といった基準でアサインされることが多く、そのまま開発に入ることが多いです。

※未経験の言語にチャレンジするなど、上記の基準に当てはまらないこともあります。

状況によっては、ストーリーissueを

  • テストケース作成
  • 実装
  • テスト実施

のように複数のサブタスクissueに分割して、それぞれ別のエンジニアがアサインされることもあります。

開発(実装)にアサインされたエンジニアが「開発(対応)中」にステータスを変更して開発を進めます。

開発(対応)中

実装とテストを進めるステップです。

マイクロアドではGitHub Enterprise5を使用しており、コードレビューは基本的に1~2人体制で行っています。

ちなみに、申請すればIntellij IDEA6のUltimate版を使用することも可能で、タカギもKotlinを使用するプロジェクトではよく使っています。

テストが完了したら、エンジニアが「受け入れテスト中」にステータスを変更します。

受け入れテスト中

テスト結果をディレクターに確認してもらうステップです。

画面開発の場合は、実際に画面を触って見た目や挙動の確認なども行います。

ディレクター確認がOKとなれば、ステータスを「受け入れ完了」に移動してもらいます。
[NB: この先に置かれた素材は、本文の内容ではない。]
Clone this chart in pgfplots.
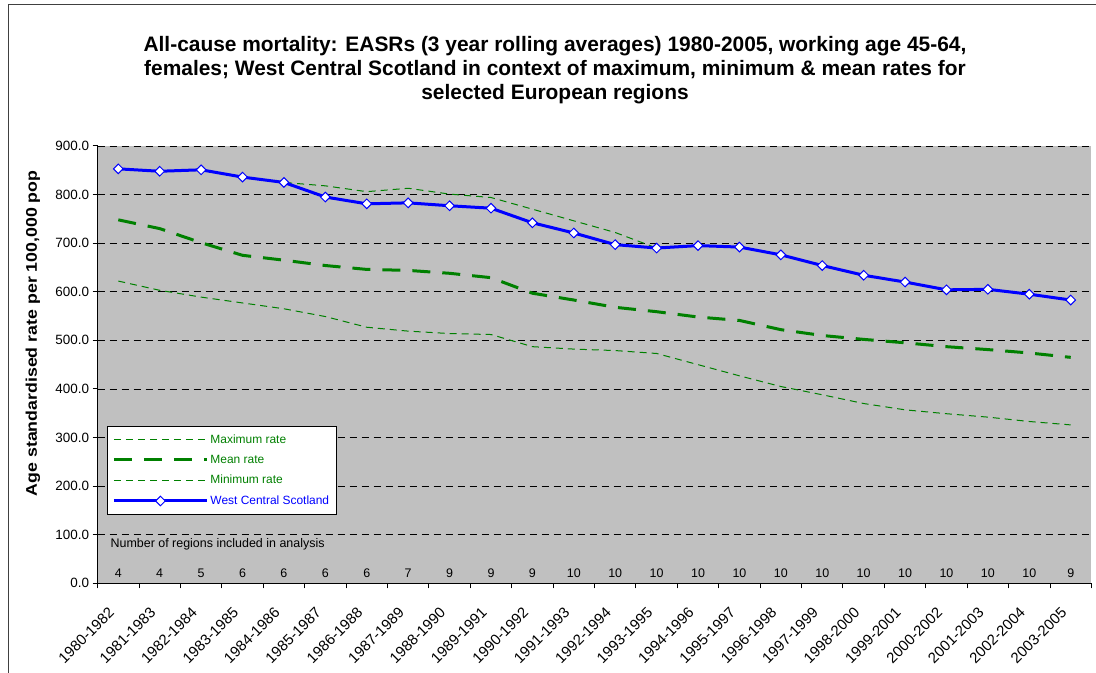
\documentclass[border=0pt]{standalone}
\usepackage{fontspec}
\setmainfont{Liberation Sans}
\usepackage{pgfplots}
\pgfplotsset{compat=1.18}
\definecolor{plotgray}{RGB}{192,192,192}
\definecolor{xlgreen}{RGB}{0,128,0}
\definecolor{xlblue}{RGB}{0,0,255}

\pgfplotstableread{
x wcs maxr meanr minr
0  853 853 748 622
1  848 848 730 603
2  851 851 701 589
3  836 836 675 577
4  825 825 665 565
5  795 818 654 549
6  781 806 646 527
7  783 813 644 519
8  777 801 638 514
9  772 794 629 512
10 742 770 597 487
11 721 746 583 482
12 697 722 568 479
13 690 690 559 473
14 695 695 548 450
15 692 692 541 427
16 676 676 522 405
17 654 654 510 388
18 634 634 502 370
19 620 620 495 357
20 604 604 487 349
21 605 605 481 342
22 595 595 474 333
23 583 583 465 326
}\ratedata

\begin{document}
\begin{tikzpicture}[x=1bp,y=1bp]
\path[use as bounding box] (-97.6,-89.7) rectangle (998.4,583.3);
\draw[line width=1bp, black!75] (-88.6,-89.7) -- (-88.6,578.3) -- (998.4,578.3);

\node[align=center, font=\bfseries\fontsize{21}{24}\selectfont] at (457.4,513.3)
  {All-cause mortality: EASRs (3 year rolling averages) 1980-2005, working age 45-64,\\
   females; West Central Scotland in context of maximum, minimum \& mean rates for\\
   selected European regions};

\node[rotate=90, font=\bfseries\fontsize{15.5}{15.5}\selectfont] at (-64.6,250)
  {\scalebox{1.15}[1]{Age standardised rate per 100,000 pop}};

\begin{axis}[
  scale only axis, width=993.8bp, height=437.3bp,
  xmin=-0.5, xmax=23.5, ymin=0, ymax=900,
  axis background/.style={fill=plotgray},
  axis x line*=bottom, axis y line*=left,
  axis line style={-, line width=1bp, black},
  ytick={0,100,...,900},
  yticklabel style={/pgf/number format/fixed, /pgf/number format/fixed zerofill,
    /pgf/number format/precision=1, /pgf/number format/assume math mode=true},
  y tick label style={font=\fontsize{13.5}{13.5}\selectfont},
  ymajorgrids,
  major grid style={black, line width=0.8bp, dash pattern=on 7bp off 5bp},
  xtick={0,...,23},
  xticklabels={1980-1982,1981-1983,1982-1984,1983-1985,1984-1986,1985-1987,1986-1988,1987-1989,1988-1990,1989-1991,1990-1992,1991-1993,1992-1994,1993-1995,1994-1996,1995-1997,1996-1998,1997-1999,1998-2000,1999-2001,2000-2002,2001-2003,2002-2004,2003-2005},
  minor xtick={-0.5,0.5,...,23.5},
  major x tick style={draw=none},
  tick style={black, line width=1bp},
  tick align=outside, major tick length=5bp, minor tick length=5bp,
  x tick label style={rotate=45, anchor=north east, font=\fontsize{15}{15}\selectfont,
    inner sep=1bp, xshift=-19bp, yshift=-4bp},
  legend cell align=left,
  legend style={at={(0.0095,0.3597)}, anchor=north west, draw=black, fill=white,
    line width=0.8bp, font=\fontsize{12}{12}\selectfont, row sep=6.5bp,
    inner xsep=5bp, inner ysep=6bp},
  legend image code/.code={\draw[#1, mark repeat=2, mark phase=2]
    plot coordinates {(0bp,0bp) (46.5bp,0bp) (93bp,0bp)};},
]
\addplot[xlgreen, line width=1bp, dash pattern=on 7bp off 5bp] table[x=x, y=maxr] {\ratedata};
\addlegendentry{\textcolor{xlgreen}{Maximum rate}}
\addplot[xlgreen, line width=3bp, dash pattern=on 18bp off 12bp] table[x=x, y=meanr] {\ratedata};
\addlegendentry{\textcolor{xlgreen}{Mean rate}}
\addplot[xlgreen, line width=1bp, dash pattern=on 7bp off 5bp] table[x=x, y=minr] {\ratedata};
\addlegendentry{\textcolor{xlgreen}{Minimum rate}}
\addplot[xlblue, line width=3bp, mark=square*,
  mark options={solid, rotate=45, fill=white, draw=xlblue, line width=1bp, mark size=3.4bp}]
  table[x=x, y=wcs] {\ratedata};
\addlegendentry{\textcolor{xlblue}{West Central Scotland}}

\addplot[forget plot, draw=none, mark=none, nodes near coords, point meta=explicit symbolic,
  nodes near coords style={anchor=center, font=\fontsize{12.5}{12.5}\selectfont, text=black}]
  coordinates {(0,21)[4] (1,21)[4] (2,21)[5] (3,21)[6] (4,21)[6] (5,21)[6] (6,21)[6] (7,21)[7]
    (8,21)[9] (9,21)[9] (10,21)[9] (11,21)[10] (12,21)[10] (13,21)[10] (14,21)[10] (15,21)[10]
    (16,21)[10] (17,21)[10] (18,21)[10] (19,21)[10] (20,21)[10] (21,21)[10] (22,21)[10] (23,21)[9]};
\node[anchor=west, font=\fontsize{12.5}{12.5}\selectfont] at (axis cs:-0.27,80)
  {Number of regions included in analysis};
\end{axis}
\end{tikzpicture}
\end{document}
※ディレクターしか移動できないように制御されています。

受け入れ完了

ディレクターによるテスト結果確認がOKとなった状態です。

その後本番リリースを行い、ディレクターによる本番確認がOKとなれば、ステータスを「完了」に移動してもらいます。※ディレクターしか移動できないように制御されています。

完了

本番リリース後のディレクター確認が完了した状態です。

他チームとの連携

ディレクターとは毎回連携が必要になりますが、場合によってはその他のチームと連携することもあります。

例)

  • 新たにサーバ構築が必要になった場合など、基盤開発グループに依頼
  • 外部のAPIに接続するためのID、secret、トークンなどの取得を基盤開発グループに依頼
  • 実装について、他の開発ユニットの詳しい人にヒアリング
  • メーリングリストの作成をIT戦略チームに依頼

まとめ

まずテストケースを作り、必ずディレクターが確認するというマイクロアドの開発の進め方は、認識の相違による修正を防ぐという意味で非常に効率的であると感じています。

前職では、実装→テストケース作成→仕様考慮漏れによる問題が発覚して実装修正、ということがそこそこの頻度で発生していましたが、この方式だとそういうことがあまり起きません。

ディレクションユニットの方々には負担が大きいかもしれませんが、開発エンジニアとしてはこの上なくやりやすい仕組みで、とても助かっています。

こういった仕組みを整えてくれた先輩方に感謝しつつ、マイクロアドのシステムをよりよいものにするべく、日々開発業務に励んで行きたいと思います。